Craig and I were close. Somewhere there are photos of us on those teams. I was, what, about 23 or 24 when he died. Sheila was about 4-5, Jeremy, about 1. The call I received that day came from Sheila and Jeremy’s mother.

Suser and I had some good friends who helped me, us, re-enter the normal world. One of these friends, Scott, loaned us his condo in Silverthorn. The thought was to get away a little longer, recover from the funeral, then return to work with a more positive attitude. I think that really helped. By the way, that person was Scott Manley.

I think that time did help our relationship. Oh, Suser and I had alot of problems, and a rocky road to climb, but perhaps Craig’s death, and Suser’s availibility to me to safely share my feelings with, probably helped alot in bringing us closer together.
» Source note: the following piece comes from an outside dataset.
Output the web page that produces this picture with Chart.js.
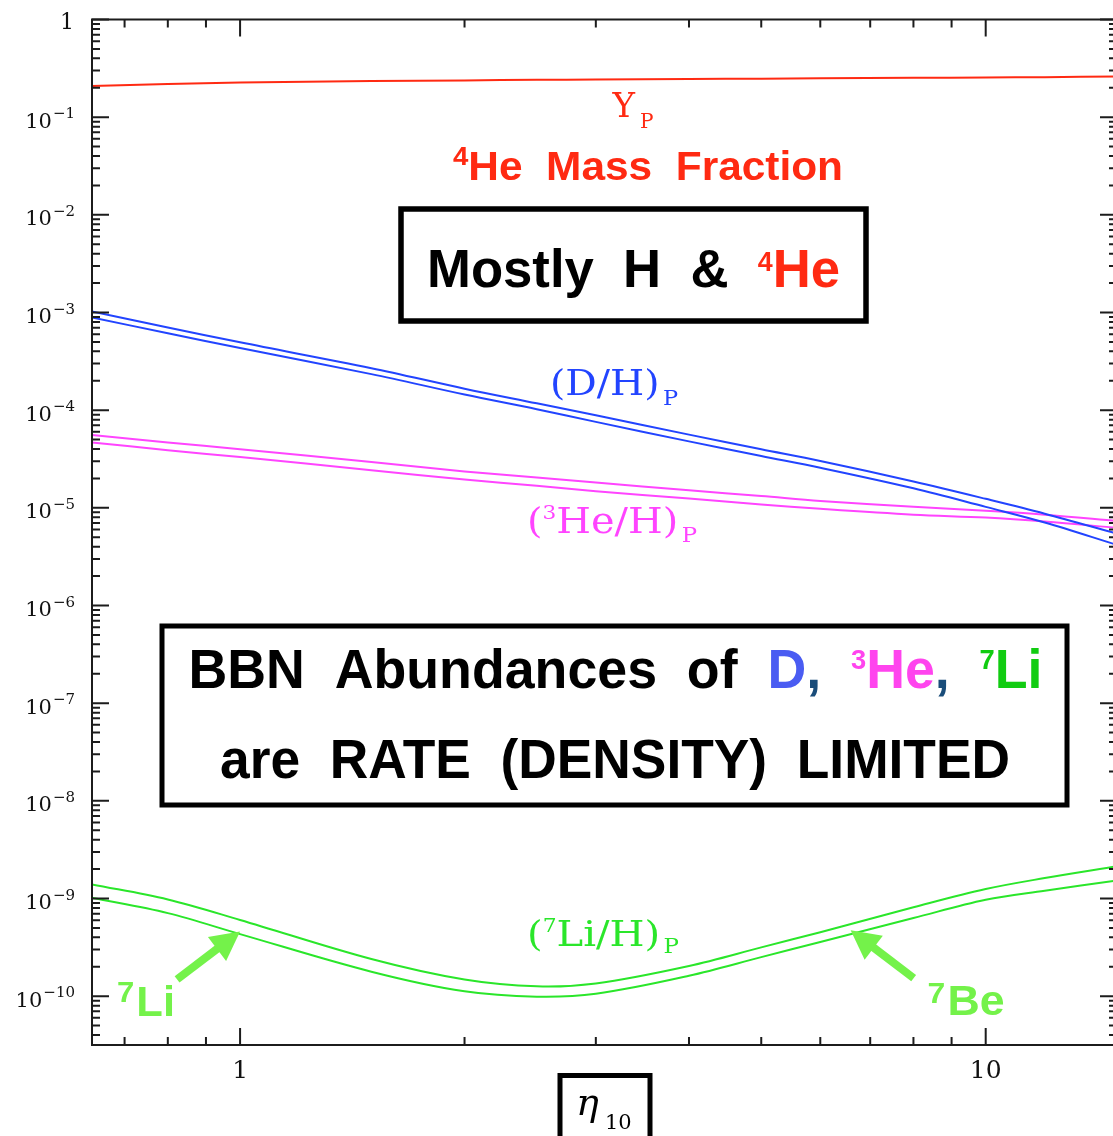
<!DOCTYPE html>
<html>
<head>
<meta charset="utf-8">
<title>BBN abundances vs eta10</title>
<script src="https://cdn.jsdelivr.net/npm/chart.js@4.4.1/dist/chart.umd.min.js"></script>
<style>
  html, body { margin: 0; padding: 0; background: #fff; overflow: hidden; }
  canvas { display: block; }
</style>
</head>
<body>
<canvas id="bbn" width="1118" height="1136"></canvas>
<script>
// eta_10 grid shared by all the curves
const eta = [0.633, 0.8, 1, 1.5, 2, 2.5, 3, 4, 5, 6, 8, 10, 12, 15];

// 4He mass fraction
const yp = [0.208, 0.218, 0.226, 0.234, 0.238, 0.241, 0.243, 0.246, 0.248, 0.250, 0.253, 0.255, 0.257, 0.261];

// D/H band (upper / lower edge)
const dhHigh = [1.023e-3, 7.03e-4, 4.95e-4, 2.69e-4, 1.66e-4, 1.175e-4, 8.85e-5, 5.62e-5, 3.98e-5, 3.02e-5, 1.86e-5, 1.236e-5, 8.71e-6, 5.43e-6];
const dhLow  = [8.91e-4, 6.12e-4, 4.32e-4, 2.34e-4, 1.445e-4, 1.023e-4, 7.59e-5, 4.79e-5, 3.39e-5, 2.57e-5, 1.585e-5, 1.023e-5, 7.08e-6, 4.17e-6];

// 3He/H band
const he3High = [5.56e-5, 4.67e-5, 3.98e-5, 2.95e-5, 2.36e-5, 2.04e-5, 1.82e-5, 1.51e-5, 1.32e-5, 1.175e-5, 1.023e-5, 9.33e-6, 8.51e-6, 7.33e-6];
const he3Low  = [4.68e-5, 3.89e-5, 3.31e-5, 2.43e-5, 1.95e-5, 1.68e-5, 1.48e-5, 1.245e-5, 1.084e-5, 9.77e-6, 8.51e-6, 7.94e-6, 7.24e-6, 6.24e-6];

// 7Li/H band
const li7High = [1.393e-9, 9.77e-10, 6.03e-10, 2.40e-10, 1.48e-10, 1.26e-10, 1.35e-10, 2.04e-10, 3.16e-10, 4.52e-10, 8.13e-10, 1.25e-9, 1.62e-9, 2.14e-9];
const li7Low  = [1.016e-9, 7.08e-10, 4.32e-10, 1.78e-10, 1.12e-10, 9.89e-11, 1.06e-10, 1.62e-10, 2.51e-10, 3.59e-10, 6.31e-10, 9.7e-10, 1.20e-9, 1.53e-9];

// axis ranges and labelled ticks
const xRange = [0.633, 15];
const yRange = [Math.pow(10, -10.5), 1];
const xLabelValues = [1, 10];
const yLabelExponents = [0, -1, -2, -3, -4, -5, -6, -7, -8, -9, -10];

// arrow tips sit on the Li band
const liArrowTip = [1.0, 4.6e-10];
const beArrowTip = [6.59, 4.74e-10];

const RED = '#ff2a12';
const BLUE = '#2244ff';
const MAGENTA = '#ff44ff';
const GREEN = '#2ae62a';
const LIGHT_GREEN = '#74f24a';
const SANS = 'Liberation Sans, Arial, sans-serif';
const SERIF = 'DejaVu Serif, serif';

const pts = arr => eta.map((x, i) => ({ x: x, y: arr[i] }));

const line = (data, color) => ({
  data: pts(data),
  borderColor: color,
  borderWidth: 2,
  pointRadius: 0,
  fill: false,
  tension: 0.35
});

// draw a run of differently styled text pieces, squeezed to a given width
function richText(ctx, parts, cx, baseline, width) {
  let total = 0;
  parts.forEach(p => {
    ctx.font = p.font;
    p.w = ctx.measureText(p.text).width + (p.dx || 0);
    total += p.w;
  });
  const sx = width ? width / total : 1;
  ctx.save();
  ctx.textAlign = 'left';
  ctx.textBaseline = 'alphabetic';
  ctx.translate(cx - total * sx / 2, baseline);
  ctx.scale(sx, 1);
  let xx = 0;
  parts.forEach(p => {
    ctx.font = p.font;
    ctx.fillStyle = p.color;
    ctx.fillText(p.text, xx + (p.dx || 0), p.dy || 0);
    xx += p.w;
  });
  ctx.restore();
}

function arrow(ctx, x0, y0, x1, y1, color) {
  const ang = Math.atan2(y1 - y0, x1 - x0);
  const headLen = 29, headHalf = 15;
  const bx = x1 - headLen * Math.cos(ang), by = y1 - headLen * Math.sin(ang);
  ctx.save();
  ctx.strokeStyle = color;
  ctx.fillStyle = color;
  ctx.lineWidth = 8;
  ctx.beginPath();
  ctx.moveTo(x0, y0);
  ctx.lineTo(bx + 2 * Math.cos(ang), by + 2 * Math.sin(ang));
  ctx.stroke();
  ctx.beginPath();
  ctx.moveTo(x1, y1);
  ctx.lineTo(bx - headHalf * Math.sin(ang), by + headHalf * Math.cos(ang));
  ctx.lineTo(bx + headHalf * Math.sin(ang), by - headHalf * Math.cos(ang));
  ctx.closePath();
  ctx.fill();
  ctx.restore();
}

const axesAndNotes = {
  id: 'axesAndNotes',
  afterDraw(chart) {
    const { ctx, chartArea: a, scales: { x, y } } = chart;
    ctx.save();

    // frame
    ctx.strokeStyle = '#1c1c1c';
    ctx.lineWidth = 2;
    ctx.strokeRect(a.left, a.top, a.right - a.left, a.bottom - a.top);

    // inward log ticks on all four sides
    ctx.beginPath();
    for (let d = -1; d <= 1; d++) {
      for (let m = 1; m < 10; m++) {
        const v = m * Math.pow(10, d);
        if (v < x.min * 0.999 || v > x.max * 1.001) continue;
        const px = x.getPixelForValue(v);
        const len = m === 1 ? 17 : 8;
        ctx.moveTo(px, a.bottom); ctx.lineTo(px, a.bottom - len);
        ctx.moveTo(px, a.top); ctx.lineTo(px, a.top + len);
      }
    }
    for (let d = -11; d <= 0; d++) {
      for (let m = 1; m < 10; m++) {
        const v = m * Math.pow(10, d);
        if (v < y.min * 0.999 || v > y.max * 1.001) continue;
        const py = y.getPixelForValue(v);
        const len = m === 1 ? 17 : 8;
        ctx.moveTo(a.left, py); ctx.lineTo(a.left + len, py);
        ctx.moveTo(a.right, py); ctx.lineTo(a.right - len, py);
      }
    }
    ctx.stroke();

    // tick labels
    ctx.fillStyle = '#111';
    ctx.textBaseline = 'alphabetic';
    ctx.textAlign = 'center';
    ctx.font = '25px ' + SERIF;
    xLabelValues.forEach(v => {
      ctx.fillText(String(v), x.getPixelForValue(v), 1078);
    });
    yLabelExponents.forEach(e => {
      const py = y.getPixelForValue(Math.pow(10, e));
      ctx.textAlign = 'right';
      if (e === 0) {
        ctx.font = '22px ' + SERIF;
        ctx.fillText('1', 74, py + 9);
        return;
      }
      ctx.font = '15px ' + SERIF;
      const sup = '\u2212' + String(-e);
      ctx.fillText(sup, 75, py + 1);
      const sw = ctx.measureText(sup).width;
      ctx.font = '21px ' + SERIF;
      ctx.fillText('10', 75 - sw - 1, py + 10.5);
    });

    // eta_10 axis title in a box
    ctx.strokeStyle = '#000';
    ctx.lineWidth = 5;
    ctx.strokeRect(560, 1075.5, 90, 80);
    ctx.fillStyle = '#000';
    ctx.textAlign = 'left';
    ctx.font = 'italic 38px ' + SERIF;
    ctx.fillText('\u03b7', 576, 1115);
    ctx.font = '21px ' + SERIF;
    ctx.fillText('10', 605, 1129);

    // curve labels
    richText(ctx, [
      { text: 'Y', font: '34px ' + SERIF, color: RED },
      { text: 'P', font: '20px ' + SERIF, color: RED, dy: 11, dx: 5 }
    ], 633, 117, 41);

    richText(ctx, [
      { text: '4', font: 'bold 26px ' + SANS, color: RED, dy: -15 },
      { text: 'He  Mass  Fraction', font: 'bold 40px ' + SANS, color: RED }
    ], 648, 180, 390);

    richText(ctx, [
      { text: '(D/H)', font: '35px ' + SERIF, color: BLUE },
      { text: 'P', font: '20px ' + SERIF, color: BLUE, dy: 10, dx: 3 }
    ], 614, 395, 128);

    richText(ctx, [
      { text: '(', font: '35px ' + SERIF, color: MAGENTA },
      { text: '3', font: '19px ' + SERIF, color: MAGENTA, dy: -14 },
      { text: 'He/H)', font: '35px ' + SERIF, color: MAGENTA },
      { text: 'P', font: '20px ' + SERIF, color: MAGENTA, dy: 9, dx: 3 }
    ], 612, 533, 170);

    richText(ctx, [
      { text: '(', font: '35px ' + SERIF, color: GREEN },
      { text: '7', font: '19px ' + SERIF, color: GREEN, dy: -14 },
      { text: 'Li/H)', font: '35px ' + SERIF, color: GREEN },
      { text: 'P', font: '20px ' + SERIF, color: GREEN, dy: 7, dx: 3 }
    ], 603, 946, 152);

    // "Mostly H & 4He" box
    ctx.strokeStyle = '#000';
    ctx.lineWidth = 5.5;
    ctx.strokeRect(401, 209, 465, 112);
    richText(ctx, [
      { text: 'Mostly  H  &  ', font: 'bold 53px ' + SANS, color: '#000' },
      { text: '4', font: 'bold 27px ' + SANS, color: RED, dy: -16 },
      { text: 'He', font: 'bold 53px ' + SANS, color: RED }
    ], 633.5, 287, 413);

    // BBN box
    ctx.lineWidth = 5;
    ctx.strokeRect(162, 626, 905, 179);
    const big = 'bold 55px ' + SANS, sup = 'bold 28px ' + SANS;
    richText(ctx, [
      { text: 'BBN  Abundances  of  ', font: big, color: '#000' },
      { text: 'D', font: big, color: '#4a5cf2' },
      { text: ',  ', font: big, color: '#1a4d7a' },
      { text: '3', font: sup, color: '#ff44ee', dy: -19 },
      { text: 'He', font: big, color: '#ff44ee' },
      { text: ',  ', font: big, color: '#1a4d7a' },
      { text: '7', font: sup, color: '#11cc11', dy: -19 },
      { text: 'Li', font: big, color: '#11cc11' }
    ], 615.5, 688, 854);
    richText(ctx, [
      { text: 'are  RATE  (DENSITY)  LIMITED', font: big, color: '#000' }
    ], 615, 778, 790);

    // 7Li and 7Be arrows
    const lx = x.getPixelForValue(liArrowTip[0]), ly = y.getPixelForValue(liArrowTip[1]);
    arrow(ctx, lx - 63, ly + 48, lx, ly, LIGHT_GREEN);
    const bx = x.getPixelForValue(beArrowTip[0]), by = y.getPixelForValue(beArrowTip[1]);
    arrow(ctx, bx + 63, by + 48, bx, by, LIGHT_GREEN);

    richText(ctx, [
      { text: '7', font: 'bold 30px ' + SANS, color: LIGHT_GREEN, dy: -14 },
      { text: 'Li', font: 'bold 42px ' + SANS, color: LIGHT_GREEN, dx: 2 }
    ], 146, 1016, 58);
    richText(ctx, [
      { text: '7', font: 'bold 30px ' + SANS, color: LIGHT_GREEN, dy: -12 },
      { text: 'Be', font: 'bold 42px ' + SANS, color: LIGHT_GREEN, dx: 2 }
    ], 966, 1015, 77);

    ctx.restore();
  }
};

new Chart(document.getElementById('bbn').getContext('2d'), {
  type: 'line',
  data: {
    datasets: [
      line(yp, RED),
      line(dhHigh, BLUE),
      line(dhLow, BLUE),
      line(he3High, MAGENTA),
      line(he3Low, MAGENTA),
      line(li7High, GREEN),
      line(li7Low, GREEN)
    ]
  },
  options: {
    responsive: false,
    animation: false,
    devicePixelRatio: 1,
    layout: { padding: { left: 92, right: 1, top: 19.5, bottom: 91 } },
    plugins: { legend: { display: false }, tooltip: { enabled: false } },
    scales: {
      // keep the exact user range instead of snapping to round tick values
      x: { type: 'logarithmic', bounds: 'data', min: xRange[0], max: xRange[1], display: false },
      y: { type: 'logarithmic', bounds: 'data', min: yRange[0], max: yRange[1], display: false }
    }
  },
  plugins: [axesAndNotes]
});
</script>
</body>
</html>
As a sidelight, I mentioned to you before, that Craig and I talked alot about “Someday, we’re going to have big motorcycles, and tour the country” We talked alot about this, but I could not see how it could be done. I did buy a dirt bike, but Craig now had a big Honda 750, four cylinder road machine! This was the biggest bike Honda had ever built! (I was with him when he he got his first speeding ticket on it!) I could not see how we could continue this dream. After all, he was single, just discharged from the Army, and living at home with mom and dad. I was married, and a new father. Money was tight, but I got a job offer in Colorado, so maybe, some day… You probably know about this, I know I told Sheila. But, next time you come over, look on the Venture. Craig’s Army “dogtags” have been hanging on it since I’ve owned it. The reason? So “we could have big bikes and tour the country.” My father’s tag is there also, but that is another story!

Thanks for your interest, Greg. I have not thought about some of this stuff in some time. I don’t mind you asking though.